**Recorded data**.
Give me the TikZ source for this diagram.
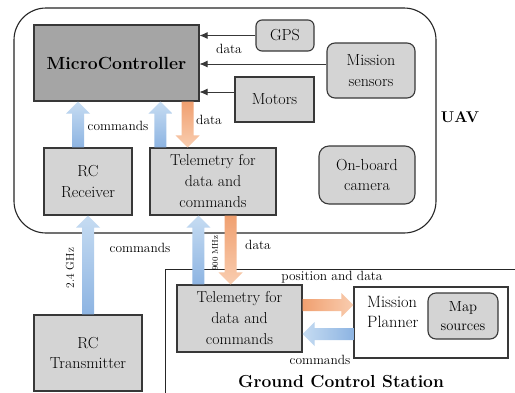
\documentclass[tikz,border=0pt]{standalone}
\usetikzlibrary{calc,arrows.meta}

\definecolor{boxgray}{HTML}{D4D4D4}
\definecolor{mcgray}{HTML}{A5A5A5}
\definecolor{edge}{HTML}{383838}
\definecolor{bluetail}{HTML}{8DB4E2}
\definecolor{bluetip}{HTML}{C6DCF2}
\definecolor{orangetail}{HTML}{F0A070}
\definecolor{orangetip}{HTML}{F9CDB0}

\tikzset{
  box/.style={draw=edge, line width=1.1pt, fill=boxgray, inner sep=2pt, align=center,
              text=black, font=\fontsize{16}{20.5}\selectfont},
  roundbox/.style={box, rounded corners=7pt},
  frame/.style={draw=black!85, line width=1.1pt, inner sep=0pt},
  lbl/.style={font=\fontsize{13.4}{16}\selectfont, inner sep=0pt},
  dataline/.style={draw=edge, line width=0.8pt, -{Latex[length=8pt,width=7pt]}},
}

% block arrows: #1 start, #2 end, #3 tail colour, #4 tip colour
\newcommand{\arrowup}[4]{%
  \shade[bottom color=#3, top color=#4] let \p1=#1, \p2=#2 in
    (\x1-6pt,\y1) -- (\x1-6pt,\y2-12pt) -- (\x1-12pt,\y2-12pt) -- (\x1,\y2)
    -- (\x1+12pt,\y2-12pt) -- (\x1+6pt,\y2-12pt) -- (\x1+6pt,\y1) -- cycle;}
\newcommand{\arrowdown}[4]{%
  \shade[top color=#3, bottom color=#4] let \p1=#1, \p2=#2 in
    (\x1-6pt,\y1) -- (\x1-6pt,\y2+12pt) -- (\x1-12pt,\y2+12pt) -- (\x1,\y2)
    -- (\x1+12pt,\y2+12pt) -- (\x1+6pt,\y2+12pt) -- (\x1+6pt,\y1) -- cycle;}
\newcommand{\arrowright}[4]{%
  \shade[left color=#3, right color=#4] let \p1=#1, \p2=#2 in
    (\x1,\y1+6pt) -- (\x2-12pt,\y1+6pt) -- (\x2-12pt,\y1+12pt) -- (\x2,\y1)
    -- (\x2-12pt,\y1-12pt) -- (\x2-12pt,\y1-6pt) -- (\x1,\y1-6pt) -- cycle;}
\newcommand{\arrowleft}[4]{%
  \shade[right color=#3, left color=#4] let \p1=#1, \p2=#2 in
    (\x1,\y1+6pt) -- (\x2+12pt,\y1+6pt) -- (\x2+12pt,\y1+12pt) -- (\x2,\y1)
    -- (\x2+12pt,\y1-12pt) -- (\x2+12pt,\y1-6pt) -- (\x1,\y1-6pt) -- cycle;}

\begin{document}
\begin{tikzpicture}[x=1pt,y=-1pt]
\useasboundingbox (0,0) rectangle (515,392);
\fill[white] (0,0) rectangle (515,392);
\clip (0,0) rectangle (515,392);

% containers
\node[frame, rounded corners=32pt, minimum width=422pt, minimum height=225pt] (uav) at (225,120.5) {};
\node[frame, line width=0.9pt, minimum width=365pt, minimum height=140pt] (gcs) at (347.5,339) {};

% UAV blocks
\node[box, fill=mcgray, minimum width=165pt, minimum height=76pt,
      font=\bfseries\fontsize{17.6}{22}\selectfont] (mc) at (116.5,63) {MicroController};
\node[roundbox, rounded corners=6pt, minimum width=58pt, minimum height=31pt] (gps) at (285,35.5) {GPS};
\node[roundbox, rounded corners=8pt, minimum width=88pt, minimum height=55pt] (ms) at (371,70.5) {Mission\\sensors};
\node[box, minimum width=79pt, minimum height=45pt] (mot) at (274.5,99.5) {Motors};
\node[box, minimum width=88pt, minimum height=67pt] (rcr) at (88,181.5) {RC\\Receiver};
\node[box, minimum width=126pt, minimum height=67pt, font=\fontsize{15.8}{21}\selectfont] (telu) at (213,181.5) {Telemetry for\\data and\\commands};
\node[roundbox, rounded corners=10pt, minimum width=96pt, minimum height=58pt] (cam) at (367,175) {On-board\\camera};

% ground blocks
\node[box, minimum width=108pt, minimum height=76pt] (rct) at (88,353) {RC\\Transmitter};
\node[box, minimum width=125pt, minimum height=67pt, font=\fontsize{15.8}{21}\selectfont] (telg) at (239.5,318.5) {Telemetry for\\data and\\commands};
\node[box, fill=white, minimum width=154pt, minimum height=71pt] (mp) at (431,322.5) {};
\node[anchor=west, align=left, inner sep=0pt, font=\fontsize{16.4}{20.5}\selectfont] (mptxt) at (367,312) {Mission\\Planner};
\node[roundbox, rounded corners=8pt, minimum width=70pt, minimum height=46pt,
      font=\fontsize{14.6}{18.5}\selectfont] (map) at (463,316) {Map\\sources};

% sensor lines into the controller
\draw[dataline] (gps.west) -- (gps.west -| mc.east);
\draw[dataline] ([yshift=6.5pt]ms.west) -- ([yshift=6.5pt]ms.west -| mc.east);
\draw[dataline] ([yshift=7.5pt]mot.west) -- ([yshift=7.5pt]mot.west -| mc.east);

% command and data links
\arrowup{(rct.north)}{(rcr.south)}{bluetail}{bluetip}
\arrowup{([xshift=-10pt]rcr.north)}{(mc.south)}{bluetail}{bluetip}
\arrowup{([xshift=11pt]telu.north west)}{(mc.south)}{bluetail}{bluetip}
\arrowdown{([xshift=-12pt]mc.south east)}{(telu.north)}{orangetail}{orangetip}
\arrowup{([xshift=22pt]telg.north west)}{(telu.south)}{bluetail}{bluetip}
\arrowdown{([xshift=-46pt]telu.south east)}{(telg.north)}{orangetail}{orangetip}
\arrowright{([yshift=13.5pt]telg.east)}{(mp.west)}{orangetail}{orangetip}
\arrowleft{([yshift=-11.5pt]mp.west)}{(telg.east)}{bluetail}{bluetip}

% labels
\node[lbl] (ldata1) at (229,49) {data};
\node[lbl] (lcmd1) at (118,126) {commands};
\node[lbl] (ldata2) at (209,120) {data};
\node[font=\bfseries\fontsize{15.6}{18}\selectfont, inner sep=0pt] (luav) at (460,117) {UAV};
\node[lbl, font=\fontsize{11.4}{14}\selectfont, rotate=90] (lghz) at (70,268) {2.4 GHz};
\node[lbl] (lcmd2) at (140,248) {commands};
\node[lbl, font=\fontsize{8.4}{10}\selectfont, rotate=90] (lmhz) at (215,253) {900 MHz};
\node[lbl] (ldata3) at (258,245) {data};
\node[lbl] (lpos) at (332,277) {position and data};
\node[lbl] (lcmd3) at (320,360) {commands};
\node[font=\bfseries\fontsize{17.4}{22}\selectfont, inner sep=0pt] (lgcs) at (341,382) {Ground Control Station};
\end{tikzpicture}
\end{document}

**What this task involves**. Omit every picture, then reproduce the rest of the listing exactly.

**Solution for this problem**.
Give me the TikZ source for this diagram.
\documentclass[tikz,border=0pt]{standalone}
\usetikzlibrary{calc,arrows.meta}

\definecolor{boxgray}{HTML}{D4D4D4}
\definecolor{mcgray}{HTML}{A5A5A5}
\definecolor{edge}{HTML}{383838}
\definecolor{bluetail}{HTML}{8DB4E2}
\definecolor{bluetip}{HTML}{C6DCF2}
\definecolor{orangetail}{HTML}{F0A070}
\definecolor{orangetip}{HTML}{F9CDB0}

\tikzset{
  box/.style={draw=edge, line width=1.1pt, fill=boxgray, inner sep=2pt, align=center,
              text=black, font=\fontsize{16}{20.5}\selectfont},
  roundbox/.style={box, rounded corners=7pt},
  frame/.style={draw=black!85, line width=1.1pt, inner sep=0pt},
  lbl/.style={font=\fontsize{13.4}{16}\selectfont, inner sep=0pt},
  dataline/.style={draw=edge, line width=0.8pt, -{Latex[length=8pt,width=7pt]}},
}

% block arrows: #1 start, #2 end, #3 tail colour, #4 tip colour
\newcommand{\arrowup}[4]{%
  \shade[bottom color=#3, top color=#4] let \p1=#1, \p2=#2 in
    (\x1-6pt,\y1) -- (\x1-6pt,\y2-12pt) -- (\x1-12pt,\y2-12pt) -- (\x1,\y2)
    -- (\x1+12pt,\y2-12pt) -- (\x1+6pt,\y2-12pt) -- (\x1+6pt,\y1) -- cycle;}
\newcommand{\arrowdown}[4]{%
  \shade[top color=#3, bottom color=#4] let \p1=#1, \p2=#2 in
    (\x1-6pt,\y1) -- (\x1-6pt,\y2+12pt) -- (\x1-12pt,\y2+12pt) -- (\x1,\y2)
    -- (\x1+12pt,\y2+12pt) -- (\x1+6pt,\y2+12pt) -- (\x1+6pt,\y1) -- cycle;}
\newcommand{\arrowright}[4]{%
  \shade[left color=#3, right color=#4] let \p1=#1, \p2=#2 in
    (\x1,\y1+6pt) -- (\x2-12pt,\y1+6pt) -- (\x2-12pt,\y1+12pt) -- (\x2,\y1)
    -- (\x2-12pt,\y1-12pt) -- (\x2-12pt,\y1-6pt) -- (\x1,\y1-6pt) -- cycle;}
\newcommand{\arrowleft}[4]{%
  \shade[right color=#3, left color=#4] let \p1=#1, \p2=#2 in
    (\x1,\y1+6pt) -- (\x2+12pt,\y1+6pt) -- (\x2+12pt,\y1+12pt) -- (\x2,\y1)
    -- (\x2+12pt,\y1-12pt) -- (\x2+12pt,\y1-6pt) -- (\x1,\y1-6pt) -- cycle;}

\begin{document}
\begin{tikzpicture}[x=1pt,y=-1pt]
\useasboundingbox (0,0) rectangle (515,392);
\fill[white] (0,0) rectangle (515,392);
\clip (0,0) rectangle (515,392);

% containers
\node[frame, rounded corners=32pt, minimum width=422pt, minimum height=225pt] (uav) at (225,120.5) {};
\node[frame, line width=0.9pt, minimum width=365pt, minimum height=140pt] (gcs) at (347.5,339) {};

% UAV blocks
\node[box, fill=mcgray, minimum width=165pt, minimum height=76pt,
      font=\bfseries\fontsize{17.6}{22}\selectfont] (mc) at (116.5,63) {MicroController};
\node[roundbox, rounded corners=6pt, minimum width=58pt, minimum height=31pt] (gps) at (285,35.5) {GPS};
\node[roundbox, rounded corners=8pt, minimum width=88pt, minimum height=55pt] (ms) at (371,70.5) {Mission\\sensors};
\node[box, minimum width=79pt, minimum height=45pt] (mot) at (274.5,99.5) {Motors};
\node[box, minimum width=88pt, minimum height=67pt] (rcr) at (88,181.5) {RC\\Receiver};
\node[box, minimum width=126pt, minimum height=67pt, font=\fontsize{15.8}{21}\selectfont] (telu) at (213,181.5) {Telemetry for\\data and\\commands};
\node[roundbox, rounded corners=10pt, minimum width=96pt, minimum height=58pt] (cam) at (367,175) {On-board\\camera};

% ground blocks
\node[box, minimum width=108pt, minimum height=76pt] (rct) at (88,353) {RC\\Transmitter};
\node[box, minimum width=125pt, minimum height=67pt, font=\fontsize{15.8}{21}\selectfont] (telg) at (239.5,318.5) {Telemetry for\\data and\\commands};
\node[box, fill=white, minimum width=154pt, minimum height=71pt] (mp) at (431,322.5) {};
\node[anchor=west, align=left, inner sep=0pt, font=\fontsize{16.4}{20.5}\selectfont] (mptxt) at (367,312) {Mission\\Planner};
\node[roundbox, rounded corners=8pt, minimum width=70pt, minimum height=46pt,
      font=\fontsize{14.6}{18.5}\selectfont] (map) at (463,316) {Map\\sources};

% sensor lines into the controller
\draw[dataline] (gps.west) -- (gps.west -| mc.east);
\draw[dataline] ([yshift=6.5pt]ms.west) -- ([yshift=6.5pt]ms.west -| mc.east);
\draw[dataline] ([yshift=7.5pt]mot.west) -- ([yshift=7.5pt]mot.west -| mc.east);

% command and data links
\arrowup{(rct.north)}{(rcr.south)}{bluetail}{bluetip}
\arrowup{([xshift=-10pt]rcr.north)}{(mc.south)}{bluetail}{bluetip}
\arrowup{([xshift=11pt]telu.north west)}{(mc.south)}{bluetail}{bluetip}
\arrowdown{([xshift=-12pt]mc.south east)}{(telu.north)}{orangetail}{orangetip}
\arrowup{([xshift=22pt]telg.north west)}{(telu.south)}{bluetail}{bluetip}
\arrowdown{([xshift=-46pt]telu.south east)}{(telg.north)}{orangetail}{orangetip}
\arrowright{([yshift=13.5pt]telg.east)}{(mp.west)}{orangetail}{orangetip}
\arrowleft{([yshift=-11.5pt]mp.west)}{(telg.east)}{bluetail}{bluetip}

% labels
\node[lbl] (ldata1) at (229,49) {data};
\node[lbl] (lcmd1) at (118,126) {commands};
\node[lbl] (ldata2) at (209,120) {data};
\node[font=\bfseries\fontsize{15.6}{18}\selectfont, inner sep=0pt] (luav) at (460,117) {UAV};
\node[lbl, font=\fontsize{11.4}{14}\selectfont, rotate=90] (lghz) at (70,268) {2.4 GHz};
\node[lbl] (lcmd2) at (140,248) {commands};
\node[lbl, font=\fontsize{8.4}{10}\selectfont, rotate=90] (lmhz) at (215,253) {900 MHz};
\node[lbl] (ldata3) at (258,245) {data};
\node[lbl] (lpos) at (332,277) {position and data};
\node[lbl] (lcmd3) at (320,360) {commands};
\node[font=\bfseries\fontsize{17.4}{22}\selectfont, inner sep=0pt] (lgcs) at (341,382) {Ground Control Station};
\end{tikzpicture}
\end{document}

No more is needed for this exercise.